***** Entries provided

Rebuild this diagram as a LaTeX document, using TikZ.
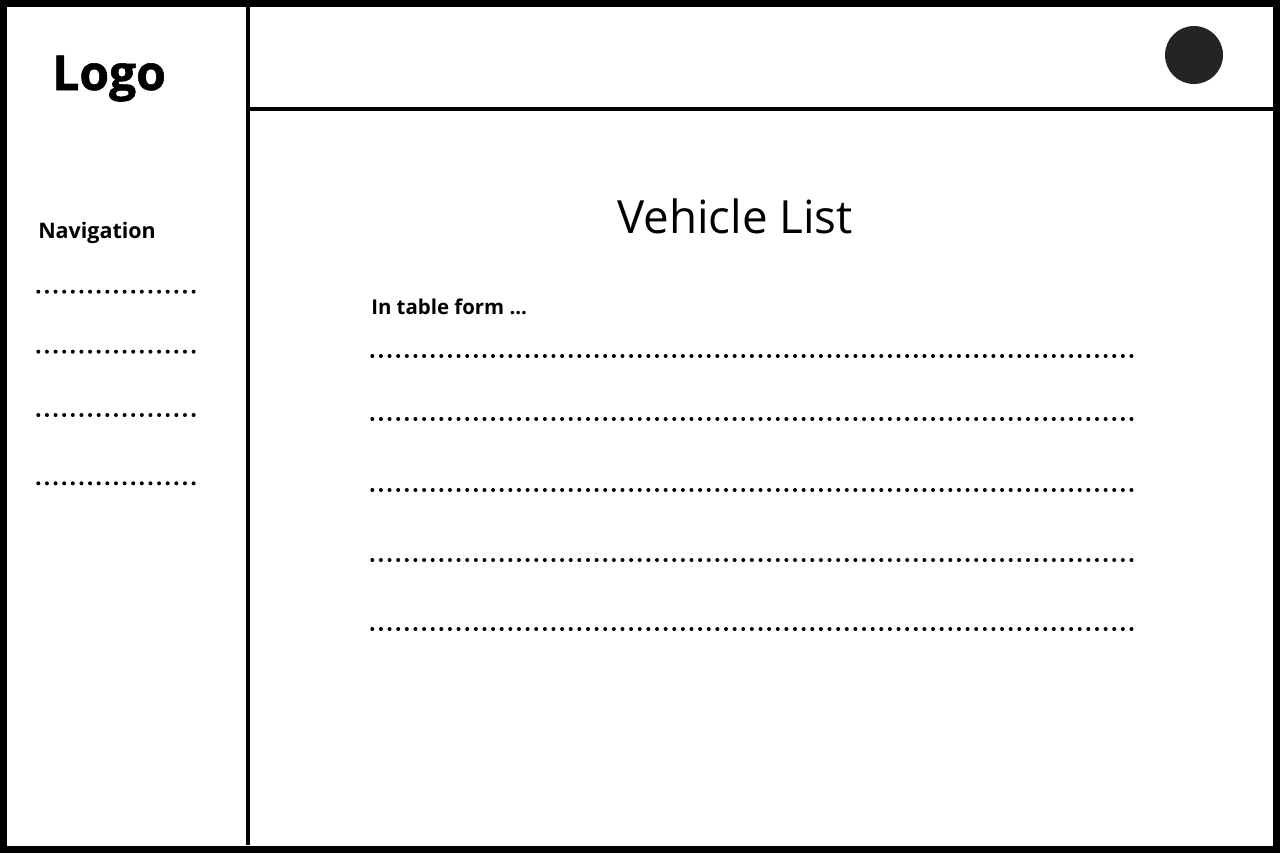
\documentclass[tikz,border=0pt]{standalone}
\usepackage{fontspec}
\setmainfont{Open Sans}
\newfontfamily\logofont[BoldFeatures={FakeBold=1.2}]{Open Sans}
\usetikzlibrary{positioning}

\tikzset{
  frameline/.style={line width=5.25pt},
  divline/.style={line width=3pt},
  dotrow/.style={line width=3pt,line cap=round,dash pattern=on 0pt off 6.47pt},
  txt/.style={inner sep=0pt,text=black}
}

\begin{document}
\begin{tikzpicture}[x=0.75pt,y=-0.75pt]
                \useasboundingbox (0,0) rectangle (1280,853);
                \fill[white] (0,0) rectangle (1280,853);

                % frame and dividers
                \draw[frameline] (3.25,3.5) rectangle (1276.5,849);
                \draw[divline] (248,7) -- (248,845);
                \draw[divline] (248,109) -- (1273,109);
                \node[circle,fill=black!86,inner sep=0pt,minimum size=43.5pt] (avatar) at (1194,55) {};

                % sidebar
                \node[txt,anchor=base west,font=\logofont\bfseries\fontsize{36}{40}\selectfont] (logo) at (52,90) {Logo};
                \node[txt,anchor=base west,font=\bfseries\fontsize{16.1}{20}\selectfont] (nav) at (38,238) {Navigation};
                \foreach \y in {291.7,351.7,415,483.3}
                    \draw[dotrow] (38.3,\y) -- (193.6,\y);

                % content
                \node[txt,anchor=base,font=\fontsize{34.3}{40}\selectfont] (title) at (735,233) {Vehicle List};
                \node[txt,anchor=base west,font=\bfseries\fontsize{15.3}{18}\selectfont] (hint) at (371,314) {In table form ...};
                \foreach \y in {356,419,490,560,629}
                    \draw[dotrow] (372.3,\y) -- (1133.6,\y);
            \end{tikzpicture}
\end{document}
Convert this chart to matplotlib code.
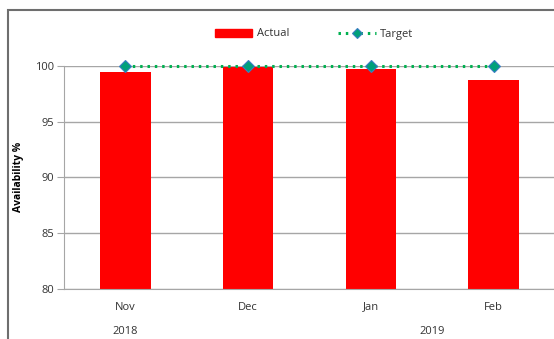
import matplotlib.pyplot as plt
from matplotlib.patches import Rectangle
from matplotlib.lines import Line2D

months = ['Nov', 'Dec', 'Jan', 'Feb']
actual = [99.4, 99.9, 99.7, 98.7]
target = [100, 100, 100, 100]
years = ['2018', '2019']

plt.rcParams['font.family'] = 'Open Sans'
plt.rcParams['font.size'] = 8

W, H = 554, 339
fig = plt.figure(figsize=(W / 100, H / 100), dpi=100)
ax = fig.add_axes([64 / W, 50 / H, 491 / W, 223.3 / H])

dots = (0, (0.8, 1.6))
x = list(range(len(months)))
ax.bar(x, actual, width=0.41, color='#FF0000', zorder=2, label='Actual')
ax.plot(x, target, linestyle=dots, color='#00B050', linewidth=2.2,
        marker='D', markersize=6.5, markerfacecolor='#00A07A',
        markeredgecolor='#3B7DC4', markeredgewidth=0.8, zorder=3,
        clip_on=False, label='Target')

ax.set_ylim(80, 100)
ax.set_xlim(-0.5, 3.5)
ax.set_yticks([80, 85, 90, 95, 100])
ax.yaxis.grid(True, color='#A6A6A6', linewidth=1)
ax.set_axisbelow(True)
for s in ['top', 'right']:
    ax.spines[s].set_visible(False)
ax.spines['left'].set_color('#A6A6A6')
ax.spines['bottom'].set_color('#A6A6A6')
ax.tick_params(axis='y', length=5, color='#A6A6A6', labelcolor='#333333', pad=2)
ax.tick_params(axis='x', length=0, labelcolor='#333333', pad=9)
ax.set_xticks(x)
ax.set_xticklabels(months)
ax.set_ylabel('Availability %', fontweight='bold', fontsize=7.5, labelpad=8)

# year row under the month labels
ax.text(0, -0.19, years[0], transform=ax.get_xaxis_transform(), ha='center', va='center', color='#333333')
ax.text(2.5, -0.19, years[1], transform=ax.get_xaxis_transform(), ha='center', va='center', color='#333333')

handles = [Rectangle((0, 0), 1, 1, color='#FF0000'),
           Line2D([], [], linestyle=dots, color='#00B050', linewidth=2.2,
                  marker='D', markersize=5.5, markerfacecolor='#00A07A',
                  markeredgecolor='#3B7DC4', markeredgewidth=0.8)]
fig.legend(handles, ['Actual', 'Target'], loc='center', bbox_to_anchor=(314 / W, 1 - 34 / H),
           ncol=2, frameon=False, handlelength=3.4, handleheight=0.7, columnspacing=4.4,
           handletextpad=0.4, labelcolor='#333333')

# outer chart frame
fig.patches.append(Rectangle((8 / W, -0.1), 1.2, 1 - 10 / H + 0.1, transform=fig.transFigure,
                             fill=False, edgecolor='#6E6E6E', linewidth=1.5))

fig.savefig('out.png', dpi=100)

**********

Work to do
Look through the entries above. Extract each line with the word "this".

Full response
Rebuild this diagram as a LaTeX document, using TikZ.
Convert this chart to matplotlib code.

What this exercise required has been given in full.